After 35 years, Voyager I Close to Leaving the Solar System
Travelling at a speed of 37,000 miles per hour, the Voyager I spaceprobe is now 35 years into its mission and 11.4 billion miles from home. In the past few months, scientists have seen changes that suggest the probe is at long last leaving our solar system and soon will discover what lies in between the stars. Scientists refer to the regions between stars as interstellar space.
Voyager 1 entered the outermost part of the solar system, referred to as the heliosheath, in 2004. In 2010, Voyager I entered the outer most part of the heliosheath which is referred to as the heliopause. Soon, Voyager will leave its solar system behind and begin a 38,260 year journey to come within 1.7 light years of an obscure star in the constellation Ursa Minor (the Little Bear or Little Dipper) called AC+79 3888.
When the probe entered the heliopause it discovered strange magnetic field bubbles produced by the spin of the sun. The above video from June, 2011 illustrates the strange bubbling effects and explains how scientists figured out what they were. In the heliopause, the solar wind pressures balance so the solar wind has all but disappeared for Voyager. However, there’s been a 100-fold increase in the intensity of high-energy electrons from elsewhere in the galaxy. The electrons are diffusing into our solar system through the heliopause’s magnetic bubbles.
For many years, scientists believed there existed a region of our solar system beyond the heliopause, referred to as the “Bow Shock” where forces outside the solar system struck the magnetic fields of the heliopause. Using data from the Voyager probes and IBEX, scientists learned that the bow shock doesn’t exist because the heliosphere isn’t moving fast enough to create a shock.

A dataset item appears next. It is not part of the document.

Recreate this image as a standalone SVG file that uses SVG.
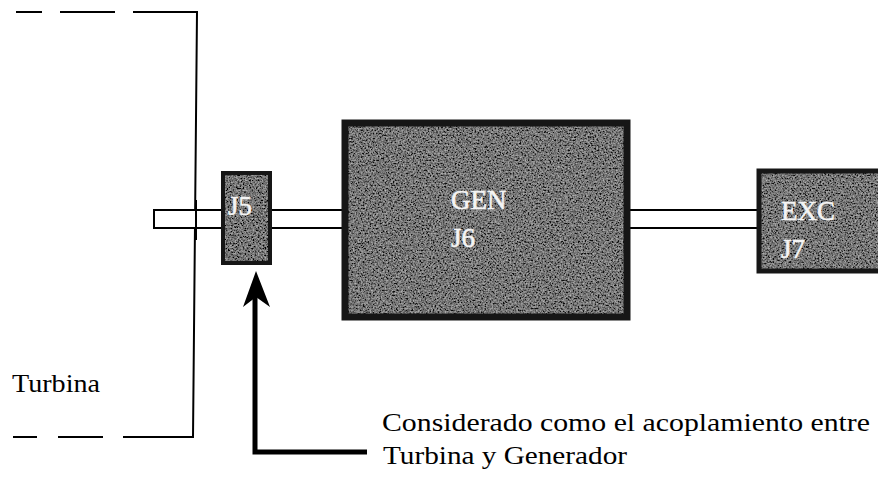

Six months ago a study was published that used data from the Cassini and Voyager space probes to estimate the size of the solar system. Scientists learned that our solar system is smaller than they believed. Scientists realized the Voyager could leave our solar system at any time.
Last month, scientists found further evidence that Voyager has begun to leave our solar system. Rapid increases in the number of outside solar particles suggest Voyager is approaching interstellar space. Still scientists admit, they can’t be certain until the magnetic bubbles dissipate.
According to computer models, the bubbles are large, about 100 million miles wide, so it takes the Voyager probe months to cross just one of them.